A lot of doors have been shuttered due to the political will and it goes across every strata from the federal to the state to the local government. I kind of think that it is high time that something is done about that. That's my comment. Thank you.
>> PAUL ROWNEY: I wish we had more time to continue the discussion, but we are right at the last couple of minutes.
I don't know how the session will end, whether we will get cut off, but I want to give each panelist one minute just to give a last passing thought.
And I would like to start with Kossi, if I may. One minute just to give a last thought. Thank you.
>> KOSSI AMESSINOU: Okay. Thank you. Government need to have everybody involved. We are supposed to collaborate and make good thing for our citizen.
When we are talking about content, it is not to go to social media. Social media not real content for us. Content for us is the thing we can do for our education, for our health, for our agriculture and so on, our culture.
We are supposed to let the world know our culture and let people know who is and what thing we will do for the world. It is important for me. We are supposed to make all this together. Thank you.

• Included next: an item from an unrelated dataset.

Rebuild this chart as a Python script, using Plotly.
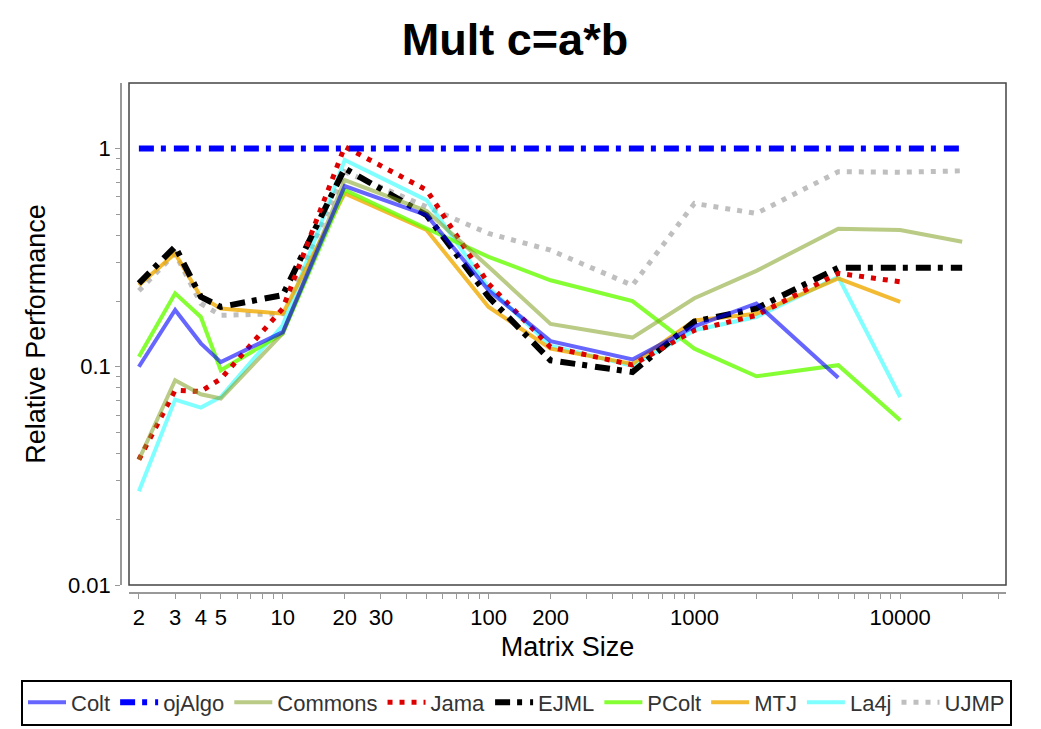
import plotly.graph_objects as go

# ---- data ----
sizes = [2, 3, 4, 5, 10, 20, 50, 100, 200, 500, 1000, 2000, 5000, 10000, 20000]

series_names = ["Colt", "ojAlgo", "Commons", "Jama", "EJML", "PColt", "MTJ", "La4j", "UJMP"]

colt = [0.100, 0.182, 0.128, 0.105, 0.144, 0.673, 0.495, 0.224, 0.131, 0.108, 0.153, 0.195, 0.089]
ojalgo = [1.0, 1.0, 1.0, 1.0, 1.0, 0.985, 0.99, 1.0, 1.0, 1.0, 1.0, 1.0, 1.0, 1.0, 1.0]
commons = [0.0375, 0.0867, 0.0748, 0.0715, 0.142, 0.717, 0.517, 0.287, 0.157, 0.136, 0.206, 0.275, 0.429, 0.423, 0.374]
jama = [0.0375, 0.078, 0.077, 0.088, 0.185, 1.02, 0.645, 0.240, 0.123, 0.102, 0.147, 0.172, 0.268, 0.245]
ejml = [0.241, 0.355, 0.209, 0.188, 0.213, 0.811, 0.495, 0.209, 0.107, 0.0946, 0.161, 0.185, 0.284, 0.284, 0.284]
pcolt = [0.111, 0.217, 0.169, 0.0964, 0.142, 0.645, 0.430, 0.319, 0.249, 0.200, 0.121, 0.0904, 0.1016, 0.0568]
mtj = [0.236, 0.330, 0.209, 0.185, 0.175, 0.623, 0.423, 0.188, 0.121, 0.103, 0.163, 0.175, 0.254, 0.198]
la4j = [0.0269, 0.0707, 0.065, 0.0727, 0.155, 0.885, 0.580, 0.230, 0.125, 0.101, 0.147, 0.169, 0.258, 0.0727]
ujmp = [0.223, 0.33, 0.195, 0.172, 0.175, 0.783, 0.54, 0.408, 0.342, 0.236, 0.560, 0.504, 0.783, 0.778, 0.79]

x_tick_vals = [2, 3, 4, 5, 10, 20, 30, 100, 200, 1000, 10000]
x_tick_text = ["2", "3", "4", "5", "10", "20", "30", "100", "200", "1000", "10000"]
x_minor_vals = [6, 7, 8, 9, 40, 50, 60, 70, 80, 90, 300, 400, 500, 600, 700, 800, 900,
                2000, 3000, 4000, 5000, 6000, 7000, 8000, 9000, 20000, 30000]
y_tick_vals = [0.01, 0.1, 1]
y_tick_text = ["0.01", "0.1", "1"]
y_minor_vals = [0.02, 0.03, 0.04, 0.05, 0.06, 0.07, 0.08, 0.09,
                0.2, 0.3, 0.4, 0.5, 0.6, 0.7, 0.8, 0.9]

values = [colt, ojalgo, commons, jama, ejml, pcolt, mtj, la4j, ujmp]

styles = {
    "Colt": dict(color="rgba(0,0,255,0.6)", width=4, dash="solid"),
    "ojAlgo": dict(color="#0000ff", width=6, dash="15px,7px,5px,8px"),
    "Commons": dict(color="rgba(128,160,32,0.55)", width=4, dash="solid"),
    "Jama": dict(color="#dd0000", width=5, dash="5px,7px"),
    "EJML": dict(color="#000000", width=6, dash="15px,7px,5px,8px"),
    "PColt": dict(color="rgba(102,255,0,0.8)", width=4, dash="solid"),
    "MTJ": dict(color="rgba(240,170,0,0.8)", width=4, dash="solid"),
    "La4j": dict(color="rgba(0,255,255,0.5)", width=4, dash="solid"),
    "UJMP": dict(color="rgba(128,128,128,0.5)", width=5, dash="5px,7px"),
}

FONT = "Liberation Sans, Arial, sans-serif"

fig = go.Figure()
# draw in reverse order (last legend entry first), legend shown reversed
for name, vals in reversed(list(zip(series_names, values))):
    fig.add_trace(go.Scatter(
        x=sizes[:len(vals)], y=vals, mode="lines", name=name,
        line=styles[name],
    ))

L, R, T, B = 121, 1006, 83, 593
W, H = 1041, 729
PW, PH = R - L, B - T
fig.update_layout(
    width=W, height=H,
    margin=dict(l=L, r=W - R, t=T, b=H - B, pad=0, autoexpand=False),
    paper_bgcolor="white", plot_bgcolor="white",
    font=dict(family=FONT, color="black", size=20),
    title=dict(text="<b>Mult c=a*b</b>", font=dict(size=45, family=FONT, color="black"),
               xref="container", x=515 / W, xanchor="center",
               yref="container", y=1 - 39 / H, yanchor="middle", pad=dict(t=0, b=0, l=0, r=0)),
    showlegend=True,
    legend=dict(orientation="h", traceorder="reversed",
                xref="paper", yref="paper",
                x=(21 - L) / PW, xanchor="left", y=(B - 702.5) / PH, yanchor="middle",
                bordercolor="black", borderwidth=2, bgcolor="white",
                font=dict(size=22, family=FONT, color="#333"),
                itemwidth=38),
    xaxis=dict(type="log", range=[0.253, 4.514],
               domain=[(129 - L) / PW, 1], anchor="free", position=0,
               showline=True, linecolor="#999", linewidth=1.5,
               showgrid=False, zeroline=False,
               tickmode="array", tickvals=x_tick_vals, ticktext=x_tick_text,
               ticks="outside", ticklen=5, tickcolor="#999", tickwidth=1,
               tickfont=dict(size=22, family=FONT, color="black"),
               minor=dict(tickmode="array", tickvals=x_minor_vals, ticks="outside",
                          ticklen=5, tickcolor="#999", tickwidth=1, showgrid=False),
               title=dict(text="Matrix Size", font=dict(size=27, family=FONT, color="black"),
                          standoff=7)),
    yaxis=dict(type="log", range=[-2.0, 0.30],
               domain=[(B - 585) / PH, 1], anchor="free", position=0,
               showline=True, linecolor="#999", linewidth=1.5,
               showgrid=False, zeroline=False,
               tickmode="array", tickvals=y_tick_vals, ticktext=y_tick_text,
               ticks="outside", ticklen=5, tickcolor="#999", tickwidth=1,
               tickfont=dict(size=22, family=FONT, color="black"),
               minor=dict(tickmode="array", tickvals=y_minor_vals, ticks="outside",
                          ticklen=4, tickcolor="#999", tickwidth=1, showgrid=False),
               title=dict(text="Relative Performance", font=dict(size=27, family=FONT, color="black"),
                          standoff=14)),
)

fig.add_shape(type="rect", xref="x domain", yref="y domain", x0=0, x1=1, y0=0, y1=1,
              line=dict(color="#444", width=1.5), fillcolor="rgba(0,0,0,0)", layer="above")

fig.write_html("out.html", config={"displayModeBar": False},
               post_script="document.body.style.margin='0px';")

>> PAUL ROWNEY: Okay. I'm told we have one minute left. I want to give the floor Joanna.
>> JOANNA KULESZA: Thank you for having me. And just to commiserate, it is not just an Africa issue. We struggle with it across the board.
Brainstorming sessions like this are highly useful. Thank you for having me, and I regret not being able to catch up on the coffee conversations you guys will have later.
>> PAUL ROWNEY: Thank you very much. And just in case we are cut off online.
>> There is need for collaboration and that the government has a key role to play in terms of driving universal access in Nigeria with the establishment or institutions and the communication commission to do the policy which at the moment has driven the 3G and 4G technology in terms of mobile access.
And another key thing that I want to say is that government must come online. By coming online putting services online it will drive traffic and it will ensure that citizens access the internet in order to access government services.
Another key thing that I would like to say is this content development. We must build capacity in terms of content development. It is critical. Most utilize the cloud technology available to create awareness for our citizens. Thank you very much.
>> PAUL ROWNEY: I hand the floor to Mary and Melissa to close out there in case we get cut off. And thank you everybody for joining in case we get disconnected.
>> MARY UDUMA: I just want to say thank you to everybody. And it has been a very exciting discussion. I have learned a lot, and I want to see us action on these things we have learned today. Thank you.
>> MELISSA SASSI: In closing, speaking of action, I'm easy to find in social media. It is Dr. Melissa Sassi. If you are an educator or part of government, an NGO working on capacity building in the area digital skills or entrepreneurship, look me up, DM me, send me a message and I would love to see what I can individually do to take this from a conversation in this room or on Zoom or wherever you may be joining from and turn into actual action and impact.
So maybe next year we can bring this conversation by bringing impacted individuals who have changed their lives through technology and been empowered by such capacity building efforts. Thank you.
>> PAUL ROWNEY: Okay. On that note then, I close this session. Thank you very much. And enjoy the rest of the IGF.